CHIANG MAI, Thailand — Recent heavy armed conflicts in ethnic regions have exposed the shortcomings of a peace process that critics say looks increasingly likely to sideline fundamental issues in favor of pushing through the token signing of a nationwide ceasefire deal.
The fighting last month, which has forced dozens of local residents to flee their homes even as peace talks between ethnic leaders and government officials were being held in Rangoon, were further proof of what hundreds of thousands of displaced people in Burma have long known: that civilians often bear the brunt of the country’s decades-long civil war.
Although combatants in the conflict zones informed their leaders and government peace negotiators about deadly clashes between ethnic Karen rebels and the government army in Karen and Mon states, the senior leadership on both sides appears unwilling—or unable—to effectively put a stop to the fighting.
The latest clashes have taken place as the government tries to secure a nationwide ceasefire agreement—while only agreeing to discuss matters such as a code of conduct, troop repositioning, demining and border demarcation at a later date.

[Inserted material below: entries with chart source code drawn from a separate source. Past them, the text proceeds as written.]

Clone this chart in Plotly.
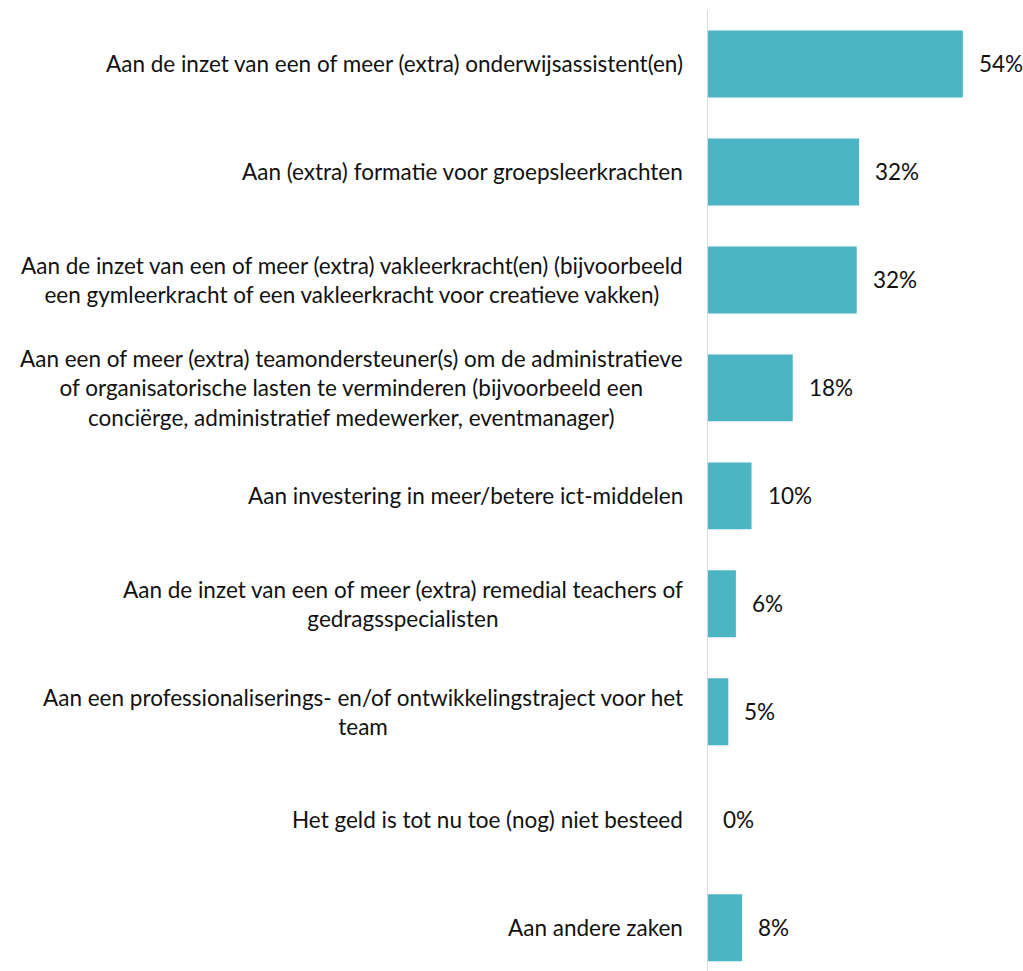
import plotly.graph_objects as go

categories = [
    "Aan de inzet van een of meer (extra) onderwijsassistent(en)",
    "Aan (extra) formatie voor groepsleerkrachten",
    "Aan de inzet van een of meer (extra) vakleerkracht(en) (bijvoorbeeld<br>een gymleerkracht of een vakleerkracht voor creatieve vakken)",
    "Aan een of meer (extra) teamondersteuner(s) om de administratieve<br>of organisatorische lasten te verminderen (bijvoorbeeld een<br>conciërge, administratief medewerker, eventmanager)",
    "Aan investering in meer/betere ict-middelen",
    "Aan de inzet van een of meer (extra) remedial teachers of<br>gedragsspecialisten",
    "Aan een professionaliserings- en/of ontwikkelingstraject voor het<br>team",
    "Het geld is tot nu toe (nog) niet besteed",
    "Aan andere zaken",
]
values = [54.0, 32.1, 31.6, 18.1, 9.4, 6.1, 4.5, 0.0, 7.4]
value_labels = ["54%", "32%", "32%", "18%", "10%", "6%", "5%", "0%", "8%"]

ids = list(range(len(categories)))

FONT = "Lato"
BAR = "#4BB5C4"
FS = 22.5
TXT = "#111111"

fig = go.Figure()
fig.add_trace(go.Bar(
    x=values, y=ids, orientation="h",
    marker=dict(color=BAR, line=dict(width=0)),
    hoverinfo="skip",
))

annotations = []
for i, (cat, v, lab) in enumerate(zip(categories, values, value_labels)):
    annotations.append(dict(
        x=0, xref="paper", y=i, yref="y", text=cat, showarrow=False,
        xanchor="right", yanchor="middle", align="center", xshift=-22,
        font=dict(family=FONT, size=FS, color=TXT),
    ))
    annotations.append(dict(
        x=v, xref="x", y=i, yref="y", text=lab, showarrow=False,
        xanchor="left", yanchor="middle", xshift=14,
        font=dict(family=FONT, size=FS, color=TXT),
    ))

fig.update_layout(
    width=1023, height=971,
    margin=dict(l=707, r=0, t=10, b=0),
    paper_bgcolor="white", plot_bgcolor="white",
    bargap=0.38,
    showlegend=False,
    annotations=annotations,
    xaxis=dict(range=[0, 66.7], visible=False, fixedrange=True),
    yaxis=dict(range=[8.401, -0.5], showticklabels=False, showgrid=False,
               zeroline=False, showline=False, ticks="", fixedrange=True),
    shapes=[dict(type="line", xref="x", yref="paper", x0=0, x1=0, y0=0, y1=1,
                 line=dict(color="#D9D9D9", width=2))],
)

fig.write_html("out.html", config={"displayModeBar": False},
               post_script="document.body.style.margin='0px';document.body.style.overflow='hidden';")
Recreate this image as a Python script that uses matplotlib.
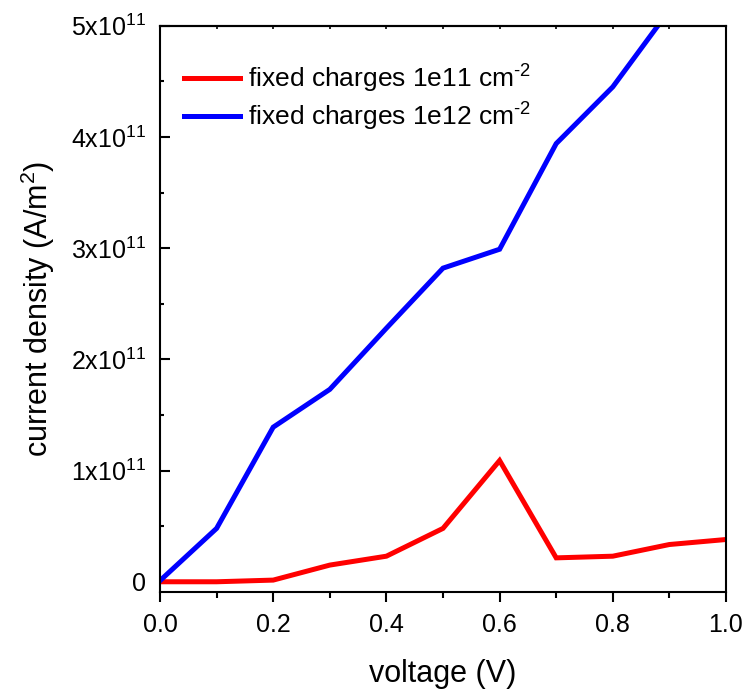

Observers have warned peace negotiators that without implementing and consolidating the ceasefire process on the ground, the government and ethnic rebels will likely only repeat past mistakes, and any agreement will break down—as has been recently evident in Mon and Karen states.
Fighting in the two states recently broke out between the Burma Army and the Democratic Karen Benevolent Army (DKBA), a Karen rebel group that has already signed a ceasefire agreement with the government.
The hostilities occurred in part due to the absence of a code of conduct between the two sides and attendant uncertainty over troop movements and border demarcation.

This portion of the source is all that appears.